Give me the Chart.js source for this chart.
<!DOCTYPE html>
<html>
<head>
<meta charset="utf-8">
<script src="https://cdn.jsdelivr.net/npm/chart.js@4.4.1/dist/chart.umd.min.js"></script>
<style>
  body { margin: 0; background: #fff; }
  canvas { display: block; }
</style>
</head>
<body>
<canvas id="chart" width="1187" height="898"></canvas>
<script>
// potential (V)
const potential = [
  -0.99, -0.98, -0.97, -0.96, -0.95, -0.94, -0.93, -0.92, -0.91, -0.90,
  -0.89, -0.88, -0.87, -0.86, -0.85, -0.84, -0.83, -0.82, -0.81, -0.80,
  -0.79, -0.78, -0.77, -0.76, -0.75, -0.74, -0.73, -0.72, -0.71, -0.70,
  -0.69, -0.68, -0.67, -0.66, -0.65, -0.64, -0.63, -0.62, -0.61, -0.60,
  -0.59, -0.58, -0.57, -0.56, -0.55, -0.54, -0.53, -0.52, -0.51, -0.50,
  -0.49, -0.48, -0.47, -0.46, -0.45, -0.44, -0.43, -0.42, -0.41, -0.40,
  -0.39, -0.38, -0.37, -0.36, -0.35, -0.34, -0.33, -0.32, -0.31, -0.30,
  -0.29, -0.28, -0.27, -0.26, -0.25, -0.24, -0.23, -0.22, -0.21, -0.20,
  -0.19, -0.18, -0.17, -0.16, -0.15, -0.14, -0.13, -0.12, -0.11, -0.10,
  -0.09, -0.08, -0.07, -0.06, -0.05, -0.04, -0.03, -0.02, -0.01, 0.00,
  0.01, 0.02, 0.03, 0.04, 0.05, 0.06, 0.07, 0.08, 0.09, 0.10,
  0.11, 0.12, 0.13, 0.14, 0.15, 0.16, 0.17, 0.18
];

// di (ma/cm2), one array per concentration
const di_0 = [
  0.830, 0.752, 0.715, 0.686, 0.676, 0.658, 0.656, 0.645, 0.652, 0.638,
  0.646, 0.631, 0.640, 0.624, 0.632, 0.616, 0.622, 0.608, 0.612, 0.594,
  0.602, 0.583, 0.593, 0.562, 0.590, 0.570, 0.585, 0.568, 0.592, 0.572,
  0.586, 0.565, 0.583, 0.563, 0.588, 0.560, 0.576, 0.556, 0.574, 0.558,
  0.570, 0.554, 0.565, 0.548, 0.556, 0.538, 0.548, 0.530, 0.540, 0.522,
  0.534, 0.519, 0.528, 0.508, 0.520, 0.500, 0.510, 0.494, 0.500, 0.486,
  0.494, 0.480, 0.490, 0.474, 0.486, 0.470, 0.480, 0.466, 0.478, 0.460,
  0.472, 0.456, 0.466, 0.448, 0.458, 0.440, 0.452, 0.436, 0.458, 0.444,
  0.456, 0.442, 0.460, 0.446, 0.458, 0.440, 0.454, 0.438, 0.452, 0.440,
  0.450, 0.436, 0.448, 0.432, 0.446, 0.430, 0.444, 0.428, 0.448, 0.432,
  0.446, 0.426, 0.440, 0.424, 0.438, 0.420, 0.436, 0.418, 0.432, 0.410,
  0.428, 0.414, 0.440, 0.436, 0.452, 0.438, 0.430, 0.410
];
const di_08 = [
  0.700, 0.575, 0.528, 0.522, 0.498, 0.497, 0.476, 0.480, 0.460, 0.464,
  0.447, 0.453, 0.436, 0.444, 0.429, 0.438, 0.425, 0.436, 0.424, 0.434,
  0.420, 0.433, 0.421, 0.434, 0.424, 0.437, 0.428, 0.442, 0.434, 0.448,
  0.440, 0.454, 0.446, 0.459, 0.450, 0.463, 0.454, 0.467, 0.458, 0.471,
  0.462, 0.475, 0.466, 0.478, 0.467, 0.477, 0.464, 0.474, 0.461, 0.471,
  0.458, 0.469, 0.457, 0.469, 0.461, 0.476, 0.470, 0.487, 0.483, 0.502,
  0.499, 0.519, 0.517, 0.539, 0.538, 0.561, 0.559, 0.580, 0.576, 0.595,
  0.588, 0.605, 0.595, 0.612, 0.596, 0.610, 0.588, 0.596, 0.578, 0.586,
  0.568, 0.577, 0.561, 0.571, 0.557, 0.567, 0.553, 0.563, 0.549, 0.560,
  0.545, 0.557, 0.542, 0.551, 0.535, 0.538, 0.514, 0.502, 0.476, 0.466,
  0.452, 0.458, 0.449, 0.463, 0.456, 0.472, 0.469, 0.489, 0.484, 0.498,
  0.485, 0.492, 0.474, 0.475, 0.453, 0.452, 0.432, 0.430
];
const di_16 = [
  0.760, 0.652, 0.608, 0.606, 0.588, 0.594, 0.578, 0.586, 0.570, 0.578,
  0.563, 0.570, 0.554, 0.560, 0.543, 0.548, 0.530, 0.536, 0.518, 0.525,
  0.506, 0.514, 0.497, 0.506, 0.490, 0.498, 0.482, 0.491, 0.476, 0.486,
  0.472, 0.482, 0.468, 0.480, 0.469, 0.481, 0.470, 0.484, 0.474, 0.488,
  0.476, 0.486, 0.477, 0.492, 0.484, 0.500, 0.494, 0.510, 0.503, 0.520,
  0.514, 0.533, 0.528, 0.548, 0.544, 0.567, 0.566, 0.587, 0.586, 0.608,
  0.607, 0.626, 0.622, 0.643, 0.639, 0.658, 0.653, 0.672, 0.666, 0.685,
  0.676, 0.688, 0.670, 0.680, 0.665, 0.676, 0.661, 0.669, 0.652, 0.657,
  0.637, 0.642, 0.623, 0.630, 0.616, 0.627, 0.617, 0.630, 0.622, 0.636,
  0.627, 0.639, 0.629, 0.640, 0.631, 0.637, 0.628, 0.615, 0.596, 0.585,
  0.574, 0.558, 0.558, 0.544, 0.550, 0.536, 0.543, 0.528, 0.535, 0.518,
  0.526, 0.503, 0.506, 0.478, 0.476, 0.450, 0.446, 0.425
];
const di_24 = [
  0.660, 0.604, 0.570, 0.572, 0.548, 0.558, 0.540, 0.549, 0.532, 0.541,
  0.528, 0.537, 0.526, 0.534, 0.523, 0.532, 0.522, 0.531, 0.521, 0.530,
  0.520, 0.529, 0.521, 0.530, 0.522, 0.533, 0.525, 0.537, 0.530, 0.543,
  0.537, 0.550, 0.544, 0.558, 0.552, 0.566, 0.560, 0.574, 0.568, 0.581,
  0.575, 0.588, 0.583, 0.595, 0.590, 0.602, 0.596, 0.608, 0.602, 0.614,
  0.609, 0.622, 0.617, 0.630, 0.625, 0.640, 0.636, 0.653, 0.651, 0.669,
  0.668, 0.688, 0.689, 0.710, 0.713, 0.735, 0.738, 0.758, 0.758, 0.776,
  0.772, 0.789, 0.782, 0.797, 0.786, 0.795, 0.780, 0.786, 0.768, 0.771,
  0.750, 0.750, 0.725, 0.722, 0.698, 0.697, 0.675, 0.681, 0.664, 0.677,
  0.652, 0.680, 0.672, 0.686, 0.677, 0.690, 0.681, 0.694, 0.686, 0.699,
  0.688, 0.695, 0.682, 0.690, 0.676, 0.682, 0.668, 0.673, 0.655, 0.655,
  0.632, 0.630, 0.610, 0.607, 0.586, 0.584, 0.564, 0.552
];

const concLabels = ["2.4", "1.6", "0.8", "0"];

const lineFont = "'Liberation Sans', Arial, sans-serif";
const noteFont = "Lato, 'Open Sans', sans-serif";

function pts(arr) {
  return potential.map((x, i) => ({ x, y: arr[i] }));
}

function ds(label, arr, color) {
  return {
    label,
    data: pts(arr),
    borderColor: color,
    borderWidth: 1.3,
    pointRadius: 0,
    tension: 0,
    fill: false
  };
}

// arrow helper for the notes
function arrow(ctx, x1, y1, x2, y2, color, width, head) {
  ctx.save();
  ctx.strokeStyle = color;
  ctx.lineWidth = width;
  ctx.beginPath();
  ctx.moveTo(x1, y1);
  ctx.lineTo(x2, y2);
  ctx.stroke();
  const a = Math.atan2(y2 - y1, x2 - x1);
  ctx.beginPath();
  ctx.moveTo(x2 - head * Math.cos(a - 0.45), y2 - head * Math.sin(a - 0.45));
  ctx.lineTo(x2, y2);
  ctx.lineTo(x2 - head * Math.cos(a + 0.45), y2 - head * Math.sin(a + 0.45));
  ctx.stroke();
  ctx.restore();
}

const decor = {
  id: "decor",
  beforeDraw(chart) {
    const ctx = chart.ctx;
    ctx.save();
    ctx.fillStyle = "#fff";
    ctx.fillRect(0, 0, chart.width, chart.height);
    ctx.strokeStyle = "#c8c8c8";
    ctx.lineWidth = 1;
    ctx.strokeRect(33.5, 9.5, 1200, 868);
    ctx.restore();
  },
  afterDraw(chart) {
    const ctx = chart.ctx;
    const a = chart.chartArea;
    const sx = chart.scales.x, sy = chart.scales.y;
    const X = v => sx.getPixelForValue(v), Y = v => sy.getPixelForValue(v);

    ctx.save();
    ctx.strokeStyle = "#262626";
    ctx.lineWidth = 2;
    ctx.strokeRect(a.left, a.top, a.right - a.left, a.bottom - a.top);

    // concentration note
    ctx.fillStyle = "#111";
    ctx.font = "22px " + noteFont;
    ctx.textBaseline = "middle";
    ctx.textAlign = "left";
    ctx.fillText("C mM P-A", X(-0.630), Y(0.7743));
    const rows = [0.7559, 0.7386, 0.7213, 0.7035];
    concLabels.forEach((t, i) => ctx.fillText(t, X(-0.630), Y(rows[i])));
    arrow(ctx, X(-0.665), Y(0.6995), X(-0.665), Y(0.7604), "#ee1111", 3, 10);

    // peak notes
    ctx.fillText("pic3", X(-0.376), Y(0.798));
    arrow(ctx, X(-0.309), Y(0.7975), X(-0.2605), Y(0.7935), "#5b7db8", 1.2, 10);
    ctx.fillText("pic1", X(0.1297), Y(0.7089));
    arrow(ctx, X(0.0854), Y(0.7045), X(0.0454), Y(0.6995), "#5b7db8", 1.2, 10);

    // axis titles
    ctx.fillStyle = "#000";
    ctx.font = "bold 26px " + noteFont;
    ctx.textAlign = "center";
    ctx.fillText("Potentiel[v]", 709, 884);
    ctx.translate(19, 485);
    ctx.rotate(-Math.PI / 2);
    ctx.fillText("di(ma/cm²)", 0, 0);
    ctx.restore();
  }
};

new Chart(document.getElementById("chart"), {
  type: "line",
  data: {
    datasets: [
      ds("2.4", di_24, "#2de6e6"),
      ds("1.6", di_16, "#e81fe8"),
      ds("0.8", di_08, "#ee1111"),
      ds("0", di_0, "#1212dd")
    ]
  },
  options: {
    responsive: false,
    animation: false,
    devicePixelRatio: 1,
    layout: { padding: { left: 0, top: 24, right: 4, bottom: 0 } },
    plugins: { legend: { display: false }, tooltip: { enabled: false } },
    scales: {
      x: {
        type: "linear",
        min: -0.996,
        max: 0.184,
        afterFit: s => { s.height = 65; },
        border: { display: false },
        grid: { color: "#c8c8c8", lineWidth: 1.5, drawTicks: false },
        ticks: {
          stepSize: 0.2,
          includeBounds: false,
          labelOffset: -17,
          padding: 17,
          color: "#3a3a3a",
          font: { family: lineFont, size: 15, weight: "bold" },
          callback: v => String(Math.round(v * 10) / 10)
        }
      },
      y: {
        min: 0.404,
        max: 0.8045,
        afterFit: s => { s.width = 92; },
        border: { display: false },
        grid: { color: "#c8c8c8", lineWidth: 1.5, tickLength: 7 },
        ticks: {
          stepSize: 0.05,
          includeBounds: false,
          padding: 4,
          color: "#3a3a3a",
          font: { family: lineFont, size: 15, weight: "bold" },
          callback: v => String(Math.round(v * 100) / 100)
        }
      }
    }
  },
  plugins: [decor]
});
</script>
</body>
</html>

════════════════

_TO DO_: Each line of the data that includes the word "chart" counts once; report the total and nothing more.

_EXERCISE OUTPUT_: 11